Christmas Day (December 25th) is a game of two halves. Younger Swedes tend to head out to bars to catch up with friends, while older ones and little ones stay home for another day of chilling out.
How to make glögg
Fancy trying glögg before you get to Sweden? Here’s a decent recipe.
0,75 l red wine
2 cinnamon sticks
12 cardamom seeds
5 tsp granulated sugar
1.5 cups vodka
Add some raisins and almonds to mugs or glasses and set aside. Heat the wine and spices gently in a saucepan, stir in the sugar until dissolved, and then add the vodka. Simmer everything together until the mixture is almost boiling, and then pour into the prepared mugs or glasses. Don’t let it boil. Skål!
How do they say Merry Christmas in Sweden?
Of course if you’re thinking of spending the festive holidays in Sweden you’ll definitely need to know this. It’s simply God Jul!
And if you’re staying until the 31st December, you’ll want to learn Gott Nytt År (Happy New Year) too!
What is Santa Claus called in Sweden?
The traditional Santa figure in Sweden is the Jultomte, or Christmas gnome. This short figure with a large nose, a long beard and a tall red hat pulled over his face signifies Christmas for the Swedes.
He lives in the Swedish forests rather than at the North Pole, and he brings children’s presents through the front door, rather than coming down the chimney. Swedes usually leave out a bowl of porridge for him to eat.
However, like most of the world nowadays, the Swedes also recognise the universal Father Christmas with a red coat, twinkling eyes and a long beard – who they call Santa.
What is a Swedish elf called?
Swedish elves are called tomten, and were mythical creatures that lived beneath houses in Sweden and protected children from evil.
It is these tomten who gave their name to the Jultomte, who appears throughout Sweden at Christmas time.
Traditionally the tomten were rather short-tempered, and the festive Jultomte also has a rather gruff reputation – in contrast to the jolly Father Christmas figure!
Is Krampus Swedish?
Before the Jultomte became popular, the Swedish equivalent of Santa Claus was the Christmas goat or julbock!
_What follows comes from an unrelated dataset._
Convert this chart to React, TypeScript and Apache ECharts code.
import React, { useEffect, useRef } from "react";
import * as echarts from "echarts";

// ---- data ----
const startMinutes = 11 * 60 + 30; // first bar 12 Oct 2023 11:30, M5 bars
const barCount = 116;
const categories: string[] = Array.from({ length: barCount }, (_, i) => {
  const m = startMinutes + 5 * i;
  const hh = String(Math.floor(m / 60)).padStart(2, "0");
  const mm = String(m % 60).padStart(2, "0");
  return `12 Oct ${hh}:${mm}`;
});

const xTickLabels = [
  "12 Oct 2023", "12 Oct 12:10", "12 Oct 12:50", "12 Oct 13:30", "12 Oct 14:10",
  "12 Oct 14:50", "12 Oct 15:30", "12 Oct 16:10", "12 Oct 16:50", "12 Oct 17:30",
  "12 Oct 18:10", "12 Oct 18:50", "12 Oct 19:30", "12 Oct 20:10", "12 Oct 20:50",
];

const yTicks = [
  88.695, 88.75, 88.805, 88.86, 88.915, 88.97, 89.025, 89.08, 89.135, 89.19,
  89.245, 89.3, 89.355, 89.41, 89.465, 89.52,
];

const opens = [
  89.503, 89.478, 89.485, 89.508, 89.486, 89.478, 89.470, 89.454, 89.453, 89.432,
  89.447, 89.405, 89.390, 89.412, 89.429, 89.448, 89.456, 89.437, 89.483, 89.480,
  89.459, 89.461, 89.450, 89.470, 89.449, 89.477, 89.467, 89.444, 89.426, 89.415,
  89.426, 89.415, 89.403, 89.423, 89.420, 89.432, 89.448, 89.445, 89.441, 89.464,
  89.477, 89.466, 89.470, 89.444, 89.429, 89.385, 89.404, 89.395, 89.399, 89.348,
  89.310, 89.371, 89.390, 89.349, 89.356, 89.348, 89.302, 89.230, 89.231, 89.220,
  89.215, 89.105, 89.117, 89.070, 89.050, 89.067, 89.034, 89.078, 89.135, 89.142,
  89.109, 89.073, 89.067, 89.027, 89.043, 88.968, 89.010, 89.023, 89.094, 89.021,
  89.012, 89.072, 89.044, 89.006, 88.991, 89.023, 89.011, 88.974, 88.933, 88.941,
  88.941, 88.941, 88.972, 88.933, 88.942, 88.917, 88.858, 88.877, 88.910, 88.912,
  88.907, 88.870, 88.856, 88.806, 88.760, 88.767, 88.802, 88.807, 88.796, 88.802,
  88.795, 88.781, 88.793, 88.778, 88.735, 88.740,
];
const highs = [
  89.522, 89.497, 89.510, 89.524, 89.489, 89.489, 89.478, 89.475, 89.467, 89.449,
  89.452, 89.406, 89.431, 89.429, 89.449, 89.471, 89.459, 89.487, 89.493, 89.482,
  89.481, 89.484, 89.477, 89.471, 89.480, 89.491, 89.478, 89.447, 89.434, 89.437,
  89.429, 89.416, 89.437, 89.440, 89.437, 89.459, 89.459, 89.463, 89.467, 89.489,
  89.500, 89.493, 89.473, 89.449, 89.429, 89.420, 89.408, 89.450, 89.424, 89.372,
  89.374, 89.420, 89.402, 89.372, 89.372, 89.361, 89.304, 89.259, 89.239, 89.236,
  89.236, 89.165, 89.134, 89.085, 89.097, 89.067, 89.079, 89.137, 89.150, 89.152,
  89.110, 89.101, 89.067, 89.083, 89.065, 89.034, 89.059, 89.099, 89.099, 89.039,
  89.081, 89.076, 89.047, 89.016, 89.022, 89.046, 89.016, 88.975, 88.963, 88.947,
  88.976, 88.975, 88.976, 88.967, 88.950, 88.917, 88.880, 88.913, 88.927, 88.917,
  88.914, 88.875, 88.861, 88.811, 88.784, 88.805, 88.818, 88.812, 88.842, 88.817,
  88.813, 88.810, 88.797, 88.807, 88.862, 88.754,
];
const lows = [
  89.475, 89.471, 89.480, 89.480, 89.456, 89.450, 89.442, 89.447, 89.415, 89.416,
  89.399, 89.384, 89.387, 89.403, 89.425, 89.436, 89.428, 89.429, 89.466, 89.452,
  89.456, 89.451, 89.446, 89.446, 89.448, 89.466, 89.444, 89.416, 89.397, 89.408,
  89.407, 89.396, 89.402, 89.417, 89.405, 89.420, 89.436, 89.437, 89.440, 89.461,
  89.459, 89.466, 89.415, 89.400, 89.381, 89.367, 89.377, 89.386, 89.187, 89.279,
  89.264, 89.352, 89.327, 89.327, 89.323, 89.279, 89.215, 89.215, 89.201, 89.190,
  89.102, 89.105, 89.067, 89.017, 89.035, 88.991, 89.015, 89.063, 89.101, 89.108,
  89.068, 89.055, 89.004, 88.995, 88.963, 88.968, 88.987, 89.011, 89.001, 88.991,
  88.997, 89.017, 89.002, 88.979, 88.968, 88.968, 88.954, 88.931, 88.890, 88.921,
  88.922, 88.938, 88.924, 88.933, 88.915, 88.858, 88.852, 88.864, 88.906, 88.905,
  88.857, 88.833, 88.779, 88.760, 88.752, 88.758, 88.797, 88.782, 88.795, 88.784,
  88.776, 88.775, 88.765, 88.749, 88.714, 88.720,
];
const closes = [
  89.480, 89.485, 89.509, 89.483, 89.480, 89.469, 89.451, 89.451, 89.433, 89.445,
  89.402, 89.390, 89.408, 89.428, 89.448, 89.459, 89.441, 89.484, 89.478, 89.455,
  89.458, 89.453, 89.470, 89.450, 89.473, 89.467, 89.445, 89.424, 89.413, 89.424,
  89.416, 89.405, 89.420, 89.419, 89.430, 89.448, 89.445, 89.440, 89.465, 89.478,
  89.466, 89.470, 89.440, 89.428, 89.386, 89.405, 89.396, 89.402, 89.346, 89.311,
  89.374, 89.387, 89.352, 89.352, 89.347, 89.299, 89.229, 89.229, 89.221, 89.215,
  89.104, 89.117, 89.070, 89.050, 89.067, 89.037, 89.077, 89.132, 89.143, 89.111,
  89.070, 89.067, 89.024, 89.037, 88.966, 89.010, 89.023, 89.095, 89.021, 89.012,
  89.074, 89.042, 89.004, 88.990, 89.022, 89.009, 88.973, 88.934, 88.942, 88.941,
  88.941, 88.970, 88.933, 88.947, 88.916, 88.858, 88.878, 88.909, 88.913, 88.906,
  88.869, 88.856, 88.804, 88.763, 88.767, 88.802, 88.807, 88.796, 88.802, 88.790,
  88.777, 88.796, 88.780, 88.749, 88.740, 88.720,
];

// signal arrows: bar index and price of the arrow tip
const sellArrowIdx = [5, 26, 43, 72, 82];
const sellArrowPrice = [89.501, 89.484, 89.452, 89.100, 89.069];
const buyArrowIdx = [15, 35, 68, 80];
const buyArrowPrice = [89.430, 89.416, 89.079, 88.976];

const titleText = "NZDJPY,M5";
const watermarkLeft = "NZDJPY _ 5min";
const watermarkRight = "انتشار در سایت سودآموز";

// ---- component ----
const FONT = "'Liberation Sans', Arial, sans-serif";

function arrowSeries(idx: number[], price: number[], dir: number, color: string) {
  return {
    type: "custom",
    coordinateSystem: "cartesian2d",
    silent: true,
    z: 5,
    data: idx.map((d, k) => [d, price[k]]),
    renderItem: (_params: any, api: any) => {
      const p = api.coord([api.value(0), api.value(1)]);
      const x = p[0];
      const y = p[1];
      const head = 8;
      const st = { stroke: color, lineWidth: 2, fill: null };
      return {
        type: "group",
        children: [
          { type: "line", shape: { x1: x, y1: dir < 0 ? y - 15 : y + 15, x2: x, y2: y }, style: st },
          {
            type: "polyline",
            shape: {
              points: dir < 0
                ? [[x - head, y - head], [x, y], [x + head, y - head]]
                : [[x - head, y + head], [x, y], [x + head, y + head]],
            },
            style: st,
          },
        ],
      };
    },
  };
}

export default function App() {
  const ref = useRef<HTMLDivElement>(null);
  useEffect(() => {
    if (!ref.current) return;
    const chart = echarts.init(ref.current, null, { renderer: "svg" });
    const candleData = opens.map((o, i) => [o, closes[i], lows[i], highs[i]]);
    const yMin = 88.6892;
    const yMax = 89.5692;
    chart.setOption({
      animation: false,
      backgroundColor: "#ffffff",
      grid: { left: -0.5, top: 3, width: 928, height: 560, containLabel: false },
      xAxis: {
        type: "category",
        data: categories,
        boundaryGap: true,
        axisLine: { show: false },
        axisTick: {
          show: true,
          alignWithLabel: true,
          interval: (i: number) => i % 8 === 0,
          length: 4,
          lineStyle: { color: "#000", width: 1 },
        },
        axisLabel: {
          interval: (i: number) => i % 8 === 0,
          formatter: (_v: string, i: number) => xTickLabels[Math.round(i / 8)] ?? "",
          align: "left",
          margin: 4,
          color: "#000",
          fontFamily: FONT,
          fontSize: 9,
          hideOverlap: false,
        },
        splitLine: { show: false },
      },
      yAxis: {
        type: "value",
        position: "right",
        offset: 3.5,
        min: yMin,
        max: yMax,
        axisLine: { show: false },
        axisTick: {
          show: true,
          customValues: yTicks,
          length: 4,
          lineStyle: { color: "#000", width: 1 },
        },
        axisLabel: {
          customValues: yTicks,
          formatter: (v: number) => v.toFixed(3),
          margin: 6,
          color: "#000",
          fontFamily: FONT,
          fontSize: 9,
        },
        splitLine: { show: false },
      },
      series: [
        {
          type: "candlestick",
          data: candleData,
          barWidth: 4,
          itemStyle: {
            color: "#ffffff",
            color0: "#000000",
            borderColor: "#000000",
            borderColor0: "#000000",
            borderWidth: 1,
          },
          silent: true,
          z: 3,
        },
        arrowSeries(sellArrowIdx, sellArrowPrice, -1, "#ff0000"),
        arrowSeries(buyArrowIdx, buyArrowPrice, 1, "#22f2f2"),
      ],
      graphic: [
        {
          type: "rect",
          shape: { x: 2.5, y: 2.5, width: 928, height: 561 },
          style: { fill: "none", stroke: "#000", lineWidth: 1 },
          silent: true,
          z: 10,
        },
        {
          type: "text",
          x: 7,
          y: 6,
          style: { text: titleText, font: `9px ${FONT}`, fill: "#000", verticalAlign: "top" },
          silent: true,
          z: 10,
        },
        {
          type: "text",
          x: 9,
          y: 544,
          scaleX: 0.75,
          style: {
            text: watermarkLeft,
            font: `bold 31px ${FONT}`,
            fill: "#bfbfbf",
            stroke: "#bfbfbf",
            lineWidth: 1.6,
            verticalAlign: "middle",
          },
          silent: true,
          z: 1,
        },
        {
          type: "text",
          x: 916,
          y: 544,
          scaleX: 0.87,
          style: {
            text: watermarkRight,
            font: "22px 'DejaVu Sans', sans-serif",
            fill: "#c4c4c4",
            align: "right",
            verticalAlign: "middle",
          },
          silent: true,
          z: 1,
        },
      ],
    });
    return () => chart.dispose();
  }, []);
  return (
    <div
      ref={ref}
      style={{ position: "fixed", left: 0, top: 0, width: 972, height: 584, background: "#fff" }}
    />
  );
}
In the nineteenth-century people made straw goat decorations for their houses at Christmas time, while the men in the family would dress up as goats and wear goat face-masks.
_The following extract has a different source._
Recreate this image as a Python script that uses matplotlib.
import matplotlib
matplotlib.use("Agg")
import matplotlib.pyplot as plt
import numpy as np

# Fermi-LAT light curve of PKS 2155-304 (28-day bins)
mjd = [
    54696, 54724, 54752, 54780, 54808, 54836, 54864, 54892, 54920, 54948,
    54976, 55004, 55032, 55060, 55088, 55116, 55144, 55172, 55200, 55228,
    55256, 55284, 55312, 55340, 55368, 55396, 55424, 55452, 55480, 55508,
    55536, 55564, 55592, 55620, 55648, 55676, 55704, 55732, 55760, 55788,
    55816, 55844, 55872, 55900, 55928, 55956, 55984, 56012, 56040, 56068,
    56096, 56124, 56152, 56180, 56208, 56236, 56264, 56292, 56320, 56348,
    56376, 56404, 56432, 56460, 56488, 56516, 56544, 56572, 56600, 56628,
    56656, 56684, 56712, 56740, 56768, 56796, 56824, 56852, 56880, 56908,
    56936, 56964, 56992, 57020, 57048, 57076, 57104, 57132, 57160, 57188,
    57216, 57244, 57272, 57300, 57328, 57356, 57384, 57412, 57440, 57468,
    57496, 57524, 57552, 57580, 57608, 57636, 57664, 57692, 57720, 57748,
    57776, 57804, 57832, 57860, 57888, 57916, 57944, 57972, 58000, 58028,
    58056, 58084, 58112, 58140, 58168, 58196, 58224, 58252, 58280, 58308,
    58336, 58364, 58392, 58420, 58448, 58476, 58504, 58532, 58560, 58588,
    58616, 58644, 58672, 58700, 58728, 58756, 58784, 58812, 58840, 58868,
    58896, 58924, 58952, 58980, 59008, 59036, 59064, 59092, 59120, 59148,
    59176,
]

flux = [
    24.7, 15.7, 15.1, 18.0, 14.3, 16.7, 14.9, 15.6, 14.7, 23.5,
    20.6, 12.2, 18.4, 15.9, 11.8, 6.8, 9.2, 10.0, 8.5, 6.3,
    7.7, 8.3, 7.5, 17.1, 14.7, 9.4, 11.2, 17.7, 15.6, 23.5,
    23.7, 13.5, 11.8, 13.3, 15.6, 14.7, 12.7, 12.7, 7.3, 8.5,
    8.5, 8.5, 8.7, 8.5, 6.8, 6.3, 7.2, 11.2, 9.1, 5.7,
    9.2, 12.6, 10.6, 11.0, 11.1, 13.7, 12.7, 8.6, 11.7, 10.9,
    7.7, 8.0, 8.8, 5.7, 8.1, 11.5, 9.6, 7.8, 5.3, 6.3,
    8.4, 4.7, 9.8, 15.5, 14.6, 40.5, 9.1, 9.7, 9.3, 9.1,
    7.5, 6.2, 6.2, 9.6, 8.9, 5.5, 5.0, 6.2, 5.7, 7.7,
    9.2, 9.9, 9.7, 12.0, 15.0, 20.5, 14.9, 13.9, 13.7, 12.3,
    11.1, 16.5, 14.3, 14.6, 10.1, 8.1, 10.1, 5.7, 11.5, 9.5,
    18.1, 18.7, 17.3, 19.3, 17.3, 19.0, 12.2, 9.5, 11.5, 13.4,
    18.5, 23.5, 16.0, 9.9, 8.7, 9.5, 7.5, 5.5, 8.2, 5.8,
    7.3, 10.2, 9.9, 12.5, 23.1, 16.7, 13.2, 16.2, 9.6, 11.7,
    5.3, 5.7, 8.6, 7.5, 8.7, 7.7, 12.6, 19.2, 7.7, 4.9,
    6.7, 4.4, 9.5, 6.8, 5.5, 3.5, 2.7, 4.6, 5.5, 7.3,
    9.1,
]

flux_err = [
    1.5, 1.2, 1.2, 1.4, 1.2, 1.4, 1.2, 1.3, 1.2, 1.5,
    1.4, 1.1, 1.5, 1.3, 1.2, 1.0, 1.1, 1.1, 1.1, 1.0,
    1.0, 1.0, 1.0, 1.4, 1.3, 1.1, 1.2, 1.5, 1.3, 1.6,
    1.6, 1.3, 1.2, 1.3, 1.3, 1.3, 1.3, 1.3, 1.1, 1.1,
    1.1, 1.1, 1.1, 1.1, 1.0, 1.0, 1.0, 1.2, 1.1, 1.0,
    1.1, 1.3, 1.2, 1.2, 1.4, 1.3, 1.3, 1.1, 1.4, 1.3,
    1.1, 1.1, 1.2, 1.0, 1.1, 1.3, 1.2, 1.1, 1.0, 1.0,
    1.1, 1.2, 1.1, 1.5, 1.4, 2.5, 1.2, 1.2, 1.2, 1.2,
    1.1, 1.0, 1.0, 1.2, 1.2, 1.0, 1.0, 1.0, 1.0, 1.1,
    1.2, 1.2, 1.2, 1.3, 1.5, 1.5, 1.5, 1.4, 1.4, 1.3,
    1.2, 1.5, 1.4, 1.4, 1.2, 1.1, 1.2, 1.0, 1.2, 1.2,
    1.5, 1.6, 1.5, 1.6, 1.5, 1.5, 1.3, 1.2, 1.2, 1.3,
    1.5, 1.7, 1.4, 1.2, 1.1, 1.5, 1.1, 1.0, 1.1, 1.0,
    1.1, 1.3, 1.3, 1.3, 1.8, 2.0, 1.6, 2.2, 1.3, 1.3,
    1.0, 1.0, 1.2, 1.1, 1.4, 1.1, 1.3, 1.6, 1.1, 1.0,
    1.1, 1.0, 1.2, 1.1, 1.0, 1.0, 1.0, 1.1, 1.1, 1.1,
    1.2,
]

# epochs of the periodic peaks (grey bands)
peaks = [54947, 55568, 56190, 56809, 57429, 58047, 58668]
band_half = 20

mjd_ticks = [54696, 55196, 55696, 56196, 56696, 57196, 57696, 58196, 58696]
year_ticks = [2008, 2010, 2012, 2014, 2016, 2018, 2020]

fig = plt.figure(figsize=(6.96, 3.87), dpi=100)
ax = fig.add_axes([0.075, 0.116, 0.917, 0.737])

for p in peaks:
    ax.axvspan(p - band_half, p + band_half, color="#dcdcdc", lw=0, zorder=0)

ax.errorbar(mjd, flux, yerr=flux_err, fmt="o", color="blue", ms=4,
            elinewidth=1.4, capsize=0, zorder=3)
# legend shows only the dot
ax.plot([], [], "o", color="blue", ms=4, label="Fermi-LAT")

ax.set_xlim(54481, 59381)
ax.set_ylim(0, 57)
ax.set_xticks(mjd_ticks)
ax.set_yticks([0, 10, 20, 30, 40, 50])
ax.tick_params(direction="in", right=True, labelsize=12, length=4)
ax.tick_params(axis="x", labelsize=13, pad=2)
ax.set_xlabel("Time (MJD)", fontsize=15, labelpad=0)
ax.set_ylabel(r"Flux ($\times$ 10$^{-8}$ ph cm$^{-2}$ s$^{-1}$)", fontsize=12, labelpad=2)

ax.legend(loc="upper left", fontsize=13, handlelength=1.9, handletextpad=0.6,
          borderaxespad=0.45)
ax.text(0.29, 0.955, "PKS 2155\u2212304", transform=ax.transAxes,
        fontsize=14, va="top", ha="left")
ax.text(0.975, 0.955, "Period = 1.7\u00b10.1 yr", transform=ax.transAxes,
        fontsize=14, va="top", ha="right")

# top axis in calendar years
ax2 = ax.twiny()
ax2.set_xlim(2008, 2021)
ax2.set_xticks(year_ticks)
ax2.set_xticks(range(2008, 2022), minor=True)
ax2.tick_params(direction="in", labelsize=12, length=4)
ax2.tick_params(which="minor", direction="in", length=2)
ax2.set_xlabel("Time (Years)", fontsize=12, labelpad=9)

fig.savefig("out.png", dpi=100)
The aim of these goat figures was to frighten the children if they’d been naughty, or give them presents if they’d been good.
This tradition is thought to have originated from the Krampus, a mythological half-goat, half-demon figure, who beat people into being nice and not naughty.
The Krampus legend actually originates in Germany, not Sweden, and the name Krampus derives from the German word meaning “claw”.
Does it snow in Sweden at Christmas?
Well, that depends on whereabouts in the country you are. In the northern half of Sweden, and certainly once you’re above the Arctic Circle you’ll almost certainly see snow at Christmas.
In the south of Sweden if you’re high up and inland, you’re highly likely to have snow too.
In the southern coastal towns and cities such as Malmo and Gothenburg, the chances of snow at Christmas are lower, and in Stockholm you may have to wait until January or February to see the city beneath a white snowy blanket.
Whether you have snow or not, it will certainly be cold, and you may well get a picturesque coating of frost and ice on the rooftops.
When do Swedes celebrate Christmas?
Celebrating on the 24th of December is definitely the thing in Sweden. It’s the big day, where everything closes and people celebrate with their families over a large festive feast.
Presents are exchanged on the 24th, and Father Christmas arrives in the afternoon bringing gifts for the children.
What does Sweden drink at Christmas?
Traditional Swedish festive drinks include glögg (see above for our favourite glögg recipe) and julmust, a fizzy soft drink that tastes like a cross between coca cola and root beer.